Far too often this season, Chris Beard’s team has responded to a big win with a poor performance.
Sitting with the four other Texas Longhorns starters at the Ferrell Center podium following a 17-point loss to the Baylor Bears on Saturday, senior guard Courtney Ramey shook his head and stared at the floor, his body language revealing his continued contemplation of the unfortunate reality he’d just verbalized after fielding the first post-game question.
“They came ready to play and we didn’t,” Ramey said. “We let the Kansas game be our championship. We talked about it ever since that game — we needed this game just to stay in the race. They wanted it more. It just showed tonight. I think all 13 players can say we played soft today and they didn’t.”

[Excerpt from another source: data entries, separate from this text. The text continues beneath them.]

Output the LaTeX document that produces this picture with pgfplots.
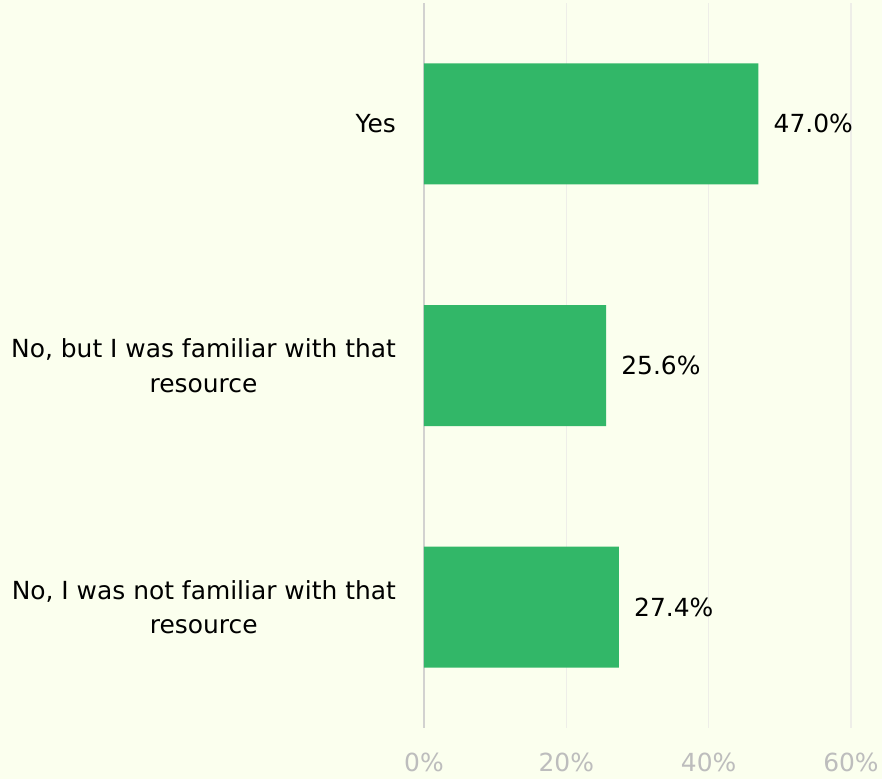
\documentclass[border=0pt]{standalone}
\usepackage{pgfplots}
\pgfplotsset{compat=1.18}
\usepackage{fontspec}
\setmainfont{DejaVu Sans}
\definecolor{bg}{HTML}{FBFFEE}
\definecolor{barg}{HTML}{32B768}
\definecolor{gridc}{HTML}{EEEEE8}
\definecolor{axc}{HTML}{D2D2D0}
\definecolor{tickc}{HTML}{BDBDBD}
\begin{document}
\begin{tikzpicture}
\fill[bg] (-424bp,-51bp) rectangle (458bp,728bp);
\begin{axis}[
  at={(0,0)}, anchor=south west,
  scale only axis, width=427bp, height=725bp,
  xmin=0, xmax=60, ymin=-0.5, ymax=2.5, y dir=reverse,
  axis x line*=bottom, axis y line*=left,
  x axis line style={draw=none},
  y axis line style={draw=axc, line width=1.6bp},
  xbar, bar width=121bp,
  major tick length=0pt,
  /pgf/number format/assume math mode=true,
  xtick={0,20,40,60},
  xticklabels={0\%,20\%,40\%,60\%},
  xmajorgrids, grid style={draw=gridc, line width=1.6bp},
  ytick={0,1,2},
  yticklabels={Yes,{No, but I was familiar with that\\resource},{No, I was not familiar with that\\resource}},
  yticklabel style={align=center, inner sep=0pt, anchor=east, xshift=-28bp, font=\fontsize{25}{35}\selectfont, text=black},
  xticklabel style={inner sep=0pt, anchor=north, yshift=-25bp, font=\fontsize{25}{30}\selectfont, text=tickc},
  nodes near coords={\pgfmathprintnumber[fixed,fixed zerofill,precision=1,assume math mode=true]{\pgfplotspointmeta}\%},
  nodes near coords style={anchor=west, inner sep=0pt, xshift=15bp, font=\fontsize{25}{30}\selectfont, text=black},
]
\addplot[fill=barg, draw=none] coordinates {(47.0,0) (25.6,1) (27.4,2)};
\end{axis}
\pgfresetboundingbox
\path[use as bounding box] (-424bp,-51bp) rectangle (458bp,728bp);
\end{tikzpicture}
\end{document}
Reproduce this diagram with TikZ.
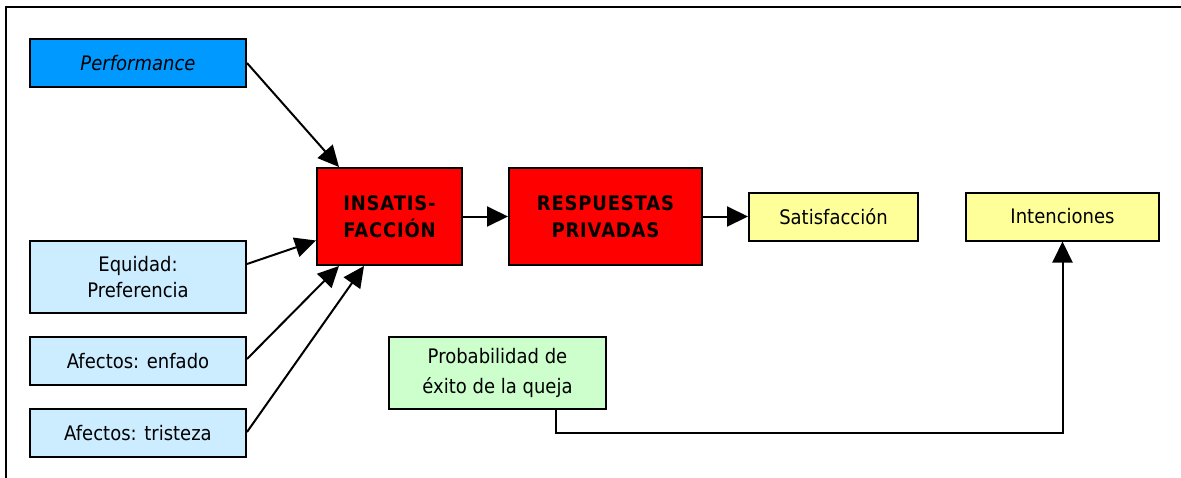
\documentclass[tikz,border=0pt]{standalone}
\usepackage{fontspec}
\setmainfont{DejaVu Sans}[FakeStretch=0.9]
\usetikzlibrary{arrows.meta,calc}
\definecolor{perfblue}{HTML}{0099FF}
\definecolor{paleblue}{HTML}{CCECFF}
\definecolor{boxred}{HTML}{FF0000}
\definecolor{paleyellow}{HTML}{FFFF99}
\definecolor{palegreen}{HTML}{CCFFCC}
\begin{document}
\begin{tikzpicture}[x=1pt,y=-1pt,
  box/.style={draw=black,line width=2pt,inner sep=0pt,align=center,
    font=\fontsize{20}{26}\selectfont},
  bold/.style={box,fill=boxred,minimum height=97pt,
    font=\fontsize{20}{27}\selectfont\bfseries\addfontfeature{LetterSpace=4}},
  conn/.style={line width=2pt,-{Triangle[length=21pt,width=20pt]}}]
\useasboundingbox (0,0) rectangle (1181,477);
\draw[line width=2pt] (6,478) -- (6,7) -- (1182,7);
% left column
\node[box,fill=perfblue,minimum width=216pt,minimum height=48pt,
  font=\fontsize{20}{26}\selectfont\itshape] (perf) at (138,63) {Performance};
\node[box,fill=paleblue,minimum width=216pt,minimum height=72pt] (equ) at (138,277) {Equidad:\\Preferencia};
\node[box,fill=paleblue,minimum width=216pt,minimum height=48pt] (enf) at (138,361) {Afectos: enfado};
\node[box,fill=paleblue,minimum width=216pt,minimum height=48pt] (tri) at (138,433) {Afectos: tristeza};
% red boxes
\node[bold,minimum width=145pt] (ins) at (389.5,216.5) {INSATIS-\\FACCIÓN};
\node[bold,minimum width=193pt] (resp) at (605.5,216.5) {RESPUESTAS\\PRIVADAS};
% yellow boxes
\node[box,fill=paleyellow,minimum width=169pt,minimum height=48pt] (sat) at (833.5,216.5) {Satisfacción};
\node[box,fill=paleyellow,minimum width=193pt,minimum height=48pt] (int) at (1062.5,216.5) {Intenciones};
% green box
\node[box,fill=palegreen,minimum width=217pt,minimum height=72pt,
  font=\fontsize{20}{30}\selectfont] (prob) at (497.5,373) {Probabilidad de\\éxito de la queja};
% connectors
\draw[conn] (perf.east) -- ($(ins.north west)+(23,0)$);
\draw[conn] ($(equ.east)+(0,-13)$) -- ($(ins.west)+(0,24)$);
\draw[conn] ($(enf.east)+(0,-2)$) -- ($(ins.south west)+(23,0)$);
\draw[conn] ($(tri.east)+(0,-1)$) -- ($(ins.south west)+(48,0)$);
\draw[conn] (ins.east) -- (resp.west);
\draw[conn] (resp.east) -- (sat.west);
\draw[conn] ($(prob.south west)+(168,0)$) -- ++(0,23) -| (int.south);
\end{tikzpicture}
\end{document}
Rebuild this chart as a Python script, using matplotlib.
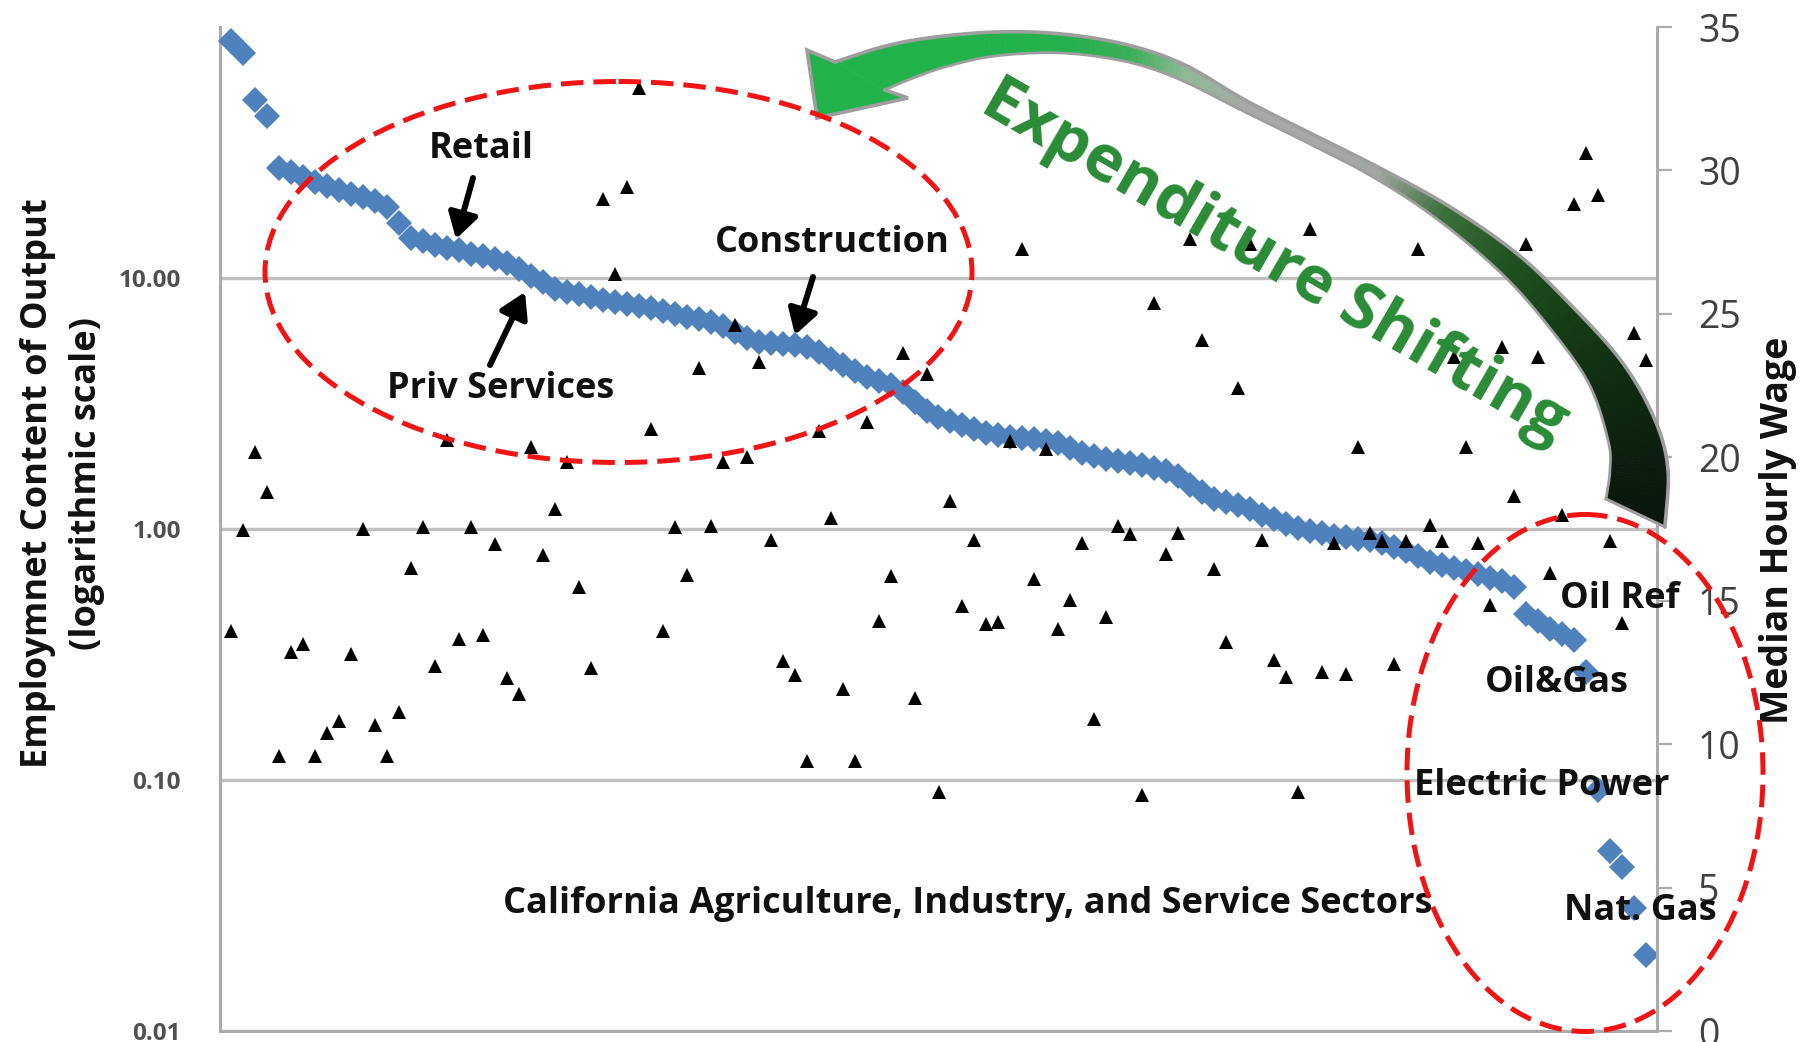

With only six games remaining in the regular season, Ramey understands the urgency to gain a higher level of consistency.
“It just hurts because we don’t have too many more opportunities to play. If we just keep letting success dictate our season and following it with a bad game, our season’s going to end shortly,” Ramey added.
After facing a weak non-conference schedule, the tendency towards complacency after important wins began during Big 12 play. Texas took care of business after two short-handed teams, West Virginia at home and then Kansas State on the road, before suffering a 13-point road loss to Oklahoma State. Three days later, the Longhorns bounced back with a 14-point home win against the rival Sooners, only to drop an away game to the Cyclones and a home game to the Wildcats in a one-point loss. An emotional win over Tennessee in the return of former head coach Rick Barnes capped three straight victories before Texas was thrashed in the emotional return of current head coach Chris Beard to Texas Tech. And then the Kansas game led into the Baylor blowout.
“I think from where I stand, we’re a team that hasn’t proven that we can handle some success,” Beard said.
So Saturday’s loss was hardly an anomaly in Beard’s first season. And those issues have been a subject of conversation with the team.
“We talked about it. It’s not like we’re unaware of the situation. It’s happened before to us, a couple times this season,” Texas senior guard Marcus Carr said. “We got to find a way to make the next step.”
If early-season losses to Gonzaga and Seton Hall were an indicator that a team full of transfers still needed to come together and gel, Carr doesn’t believe that’s an acceptable excuse after 12 conference games and 25 games overall.
“I don’t think it’s a matter of getting to know each other any more,” Carr said. “We’ve been playing together since the summer, we know each other very well. It’s just something that we’ve got to do — we’ve got to figure it out.”
Some trends have become apparent — when Texas is playing well, they’re the aggressor on both ends of the court, playing stifling defense and getting to the foul line by demanding calls. In losses, the Longhorns have allowed opponents to be more aggressive, frustrating Texas with their length and athleticism. Against Baylor, a fadeaway close to the basket by junior forward Dylan Disu when he had a potential dunk was emblematic of the team’s softness. The Bears finished the game with seven blocked shots and out-rebounded the Longhorns by 10.
“You know, I didn’t see Baylor shooting a lot of fadeaway shots,” Beard said. “I saw them going right through us.”
Texas was able to beat Kansas by almost completely taking star guard Ochai Agbaji out of the game by using Ramey to faceguard him. Agbaji only scored 11 points, had a critical late turnover, and couldn’t get the ball on a late possession after the Longhorns took the lead. The Jayhawks turned it over as Agbaji was forced to become a spectator.
Against Baylor, however, Texas struggled to stop multiple players. Guard Adam Flagler scored 20 points on 8-of-11 shooting, including 4-of-5 shooting from three-point range. Flagler was consistently open in part because of the floor game played by fellow guard James Akinjo, who was able to get downhill against Texas defenders and score, get the free-throw line, or find teammates, finishing with seven assists. Guards Kendall Brown and Matthew Mayer also combined with forward Flo Thamba to each score 10 points, with Thamba adding four blocks as a rim protector.
Texas players often remain inconsistent from game to game, too. While the team’s depth means that multiple players are capable of stepping up in any given contest, the responsibility to play well each game falls on leaders like Carr and senior forward Timmy Allen. Carr was 1-of-5 shooting for eight points after dishing to Allen for the game-winning basket against Kansas and Allen was 3-of-8 shooting for eight points. Junior forward Tre Mitchell followed up his best performance of the season — 17 points, including 10 straight points during a stretch in the first half — with two points on Saturday, failing to score until a layup shortly before the final buzzer.
Predictably, the notoriously fiery Ramey sees the solution as the players demanding more from each other and stepping on each other’s toes instead of trying to be friends.
“That’s not how you win national championships with performances like that,” Ramey said. “Each performance that we have, when we have success, we follow it up with a bad performance. Champions don’t act like that, so it’s about time that we start looking each other in the eyes and just grow up and be the team that we’re supposed to be, that we all came together to be.”